1992年から日本建築センターが提供しているBCJ波(BCJ-L1とBCJ-L2)と言うのもありますが、観測波や告示波に比べて大きい地震波のため、現状では耐震性能が高い一部のタワマンの余裕度検証用でしか使用されておりません。

4.基整促波

東日本大震災の記録を元に、南海トラフ地震を想定して作成された長周期地震動の人工的地震波です。
2016年に国土交通省の建築進事業で発表されたので、略して基整促波と呼ばれます。
告示波は全国共通の汎用的な地震波と表層地盤の増幅特性しか考慮されてないので、基整促波によって、南海トラフ地震で発生するであろう長周期地震動の特性と地域ごとに異なる深層地盤の増幅特性がカバーされます。

基整促波での増幅特性が大きく超高層建物が多い、以下の三大都市圏と静岡県が対象となります。

図:基整促波の対象地域(出典:国土交通省サイト

静岡県、中京圏、大阪圏はさらに地域内で3つの区域分けされていて、関東圏は1区域のみです。
図の下のグラフは告示波のレベル2地震動(震度6強)(L2)と各地域の基整促波を比較した応答スペクトルです。黒い太線が告示波ですがこれを見ると、
関東圏は全ての周期で告示波以下で、他の地域は
3の区域は関東圏と同様ですが
2の区域は特定周期で告示波L2 x 1.5倍
1の区域は特定周期で告示波L2 x 2倍の強さとなっています。

長周期地震動といいながら地域ごとに卓越周期が違くて、関東圏が7秒付近、静岡県が2秒付近、中京圏が3秒付近、大阪圏が6秒付近であることが分かります。
要は地域特性がそのまま表れていて、関東平野や大阪平野は厚い堆積層が存在するため長周期側が卓越し、静岡県や中京圏は震源に近いことから短周期側が卓越すると言われています。
地域・区域ごとの卓越する最大周期を纏めてみました。

表:地域・区域ごとの卓越する最大周期

タワマンの固有周期は構造や高さによって様々ですが、
耐震・制振タワマンが1.2秒~5.5秒
免震タワマンが4秒~6秒
くらいかと思いますので、地域ごとに被害が大きいと予想されるタワマンは以下のようになります。

静岡:耐震・制振タワマン
中京:耐震・制振タワマンと一部(周期4秒以下)の免震タワマン
大阪:免震タワマンと一部(50階超)の耐震・制振タワマン

関東圏の次にタワマンが多い大阪地域ですが、他の地域と違い、OS1もOS2も告示波より小さい周期が事実的にないので、タワマン全体に厳しい状況が伺えます。
東日本大震災の長周期地震動で話題になった大阪の咲洲庁舎はOS1に位置していますが、OS1の超高層建物は数棟しかなく影響は小さいので、問題はOS2に位置したタワマンとなります。
OS2の告示波L2 x 1.5倍というのは告示波でいうと、性能評価対象外として余裕度検証用として使用している、レベル3地震動(震度7)(L3)の大きさと同等となります。

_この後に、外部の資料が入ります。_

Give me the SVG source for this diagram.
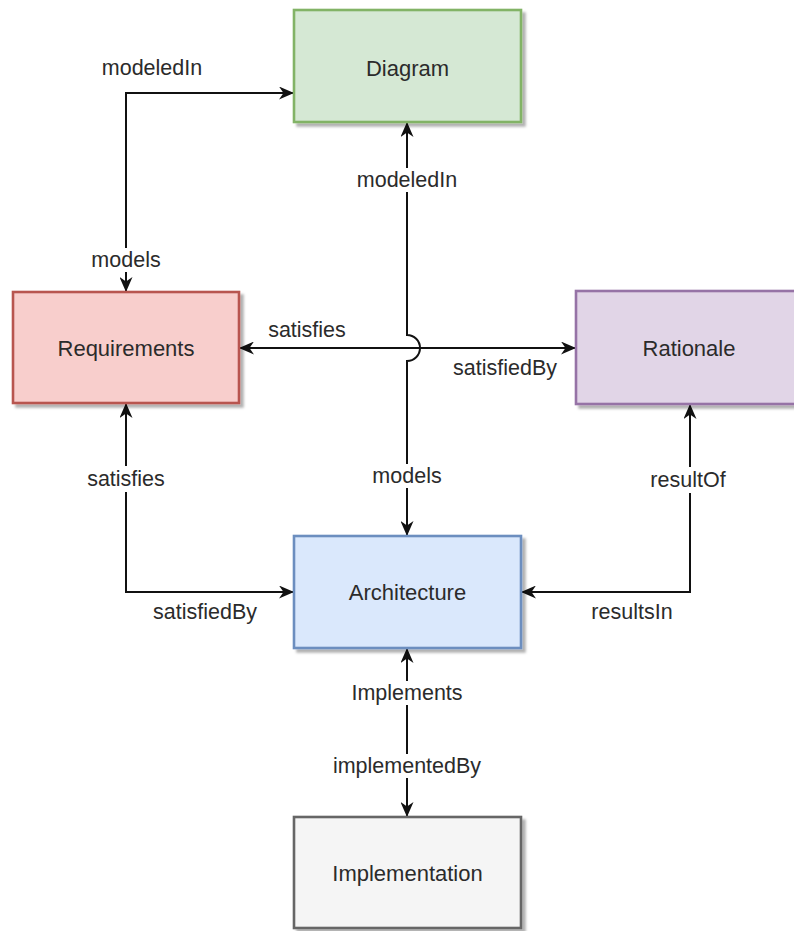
<svg xmlns="http://www.w3.org/2000/svg" width="794" height="931" viewBox="0 0 794 931">
  <style>
    .box { stroke-width: 2.6; filter: url(#shadow); }
    .name { font-family: "Liberation Sans", Arial, sans-serif; font-size: 22px; fill: #2b2b2b; text-anchor: middle; dominant-baseline: central; }
    .lbl { font-family: "Liberation Sans", Arial, sans-serif; font-size: 21.5px; fill: #2b2b2b; text-anchor: middle; dominant-baseline: central; }
    .edge { fill: none; stroke: #111; stroke-width: 2; marker-start: url(#arrow); marker-end: url(#arrow); }
    .bg { fill: #fff; }
  </style>
  <defs>
    <filter id="shadow" x="-10%" y="-10%" width="125%" height="130%">
      <feDropShadow dx="3.5" dy="3.5" stdDeviation="1.2" flood-color="#000" flood-opacity="0.3"/>
    </filter>
    <marker id="arrow" viewBox="0 0 15 13" refX="15" refY="6.5" markerWidth="15" markerHeight="13" markerUnits="userSpaceOnUse" orient="auto-start-reverse">
      <path d="M0,0 L15,6.5 L0,13 L4.5,6.5 Z" fill="#111"/>
    </marker>
  </defs>

  <rect width="794" height="931" fill="#fff"/>

  <!-- connectors -->
  <g id="connectors">
    <path class="edge" d="M126,292 V93 H294"/>
    <path class="edge" d="M407,122 V335 A13,13 0 0 1 407,361 V536"/>
    <path class="edge" d="M239,348 H576"/>
    <path class="edge" d="M126,403 V592 H294"/>
    <path class="edge" d="M690,404 V592 H521"/>
    <path class="edge" d="M407,648 V817"/>
  </g>

  <!-- connector labels -->
  <g id="labels">
    <text class="lbl" x="152" y="68">modeledIn</text>
    <rect class="bg" x="89" y="248" width="74" height="24"/>
    <text class="lbl" x="126" y="260">models</text>
    <rect class="bg" x="354" y="168" width="106" height="24"/>
    <text class="lbl" x="407" y="180">modeledIn</text>
    <rect class="bg" x="370" y="464" width="74" height="24"/>
    <text class="lbl" x="407" y="476">models</text>
    <text class="lbl" x="307" y="330">satisfies</text>
    <text class="lbl" x="505" y="368">satisfiedBy</text>
    <rect class="bg" x="85" y="466" width="82" height="26"/>
    <text class="lbl" x="126" y="479">satisfies</text>
    <text class="lbl" x="205" y="612">satisfiedBy</text>
    <rect class="bg" x="650" y="467" width="80" height="26"/>
    <text class="lbl" x="688" y="480">resultOf</text>
    <text class="lbl" x="632" y="612">resultsIn</text>
    <rect class="bg" x="349" y="681" width="116" height="24"/>
    <text class="lbl" x="407" y="693">Implements</text>
    <rect class="bg" x="330" y="754" width="154" height="24"/>
    <text class="lbl" x="407" y="766">implementedBy</text>
  </g>

  <!-- nodes -->
  <g id="diagram">
    <rect class="box" x="294" y="10" width="227" height="112" fill="#d5e8d4" stroke="#82b366"/>
    <text class="name" x="407.5" y="68">Diagram</text>
  </g>
  <g id="requirements">
    <rect class="box" x="13" y="292" width="226" height="111" fill="#f8cecc" stroke="#b85450"/>
    <text class="name" x="126" y="348">Requirements</text>
  </g>
  <g id="rationale">
    <rect class="box" x="576" y="291" width="227" height="113" fill="#e1d5e7" stroke="#9673a6"/>
    <text class="name" x="689" y="348">Rationale</text>
  </g>
  <g id="architecture">
    <rect class="box" x="294" y="536" width="227" height="112" fill="#dae8fc" stroke="#6c8ebf"/>
    <text class="name" x="407.5" y="592">Architecture</text>
  </g>
  <g id="implementation">
    <rect class="box" x="294" y="817" width="227" height="111" fill="#f5f5f5" stroke="#666666"/>
    <text class="name" x="407.5" y="873">Implementation</text>
  </g>
</svg>
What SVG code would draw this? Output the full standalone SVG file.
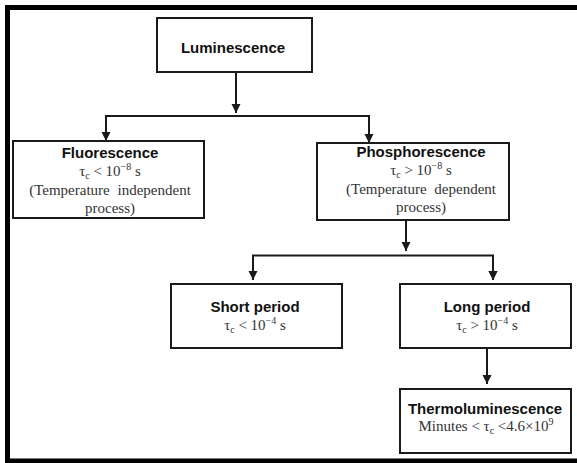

免震タワマンのザ・パークハウス 中之島タワーが大臣認定取得後に基整促波が発表されてしまいましたが、基整促波でも特に補強することなく大臣認定を再取得できたことが一時話題になってました。
このタワマンのようにフラッグシップレベルの免震タワマンなら免震特級(L3で軽微な被害)を目標に性能設計をするので、OS2地域でも最初の性能設計範囲内に収まると思いますが、免震上級のぎりぎりで設計されたタワマンなら小破以上の被害が出る可能性があります。

50階超の耐震・制振タワマンにおいては、関東圏の物件でも特級の物件は片手に数えるくらいしかないので、大阪のタワマンはどれくらいの性能があるのか気になるところです。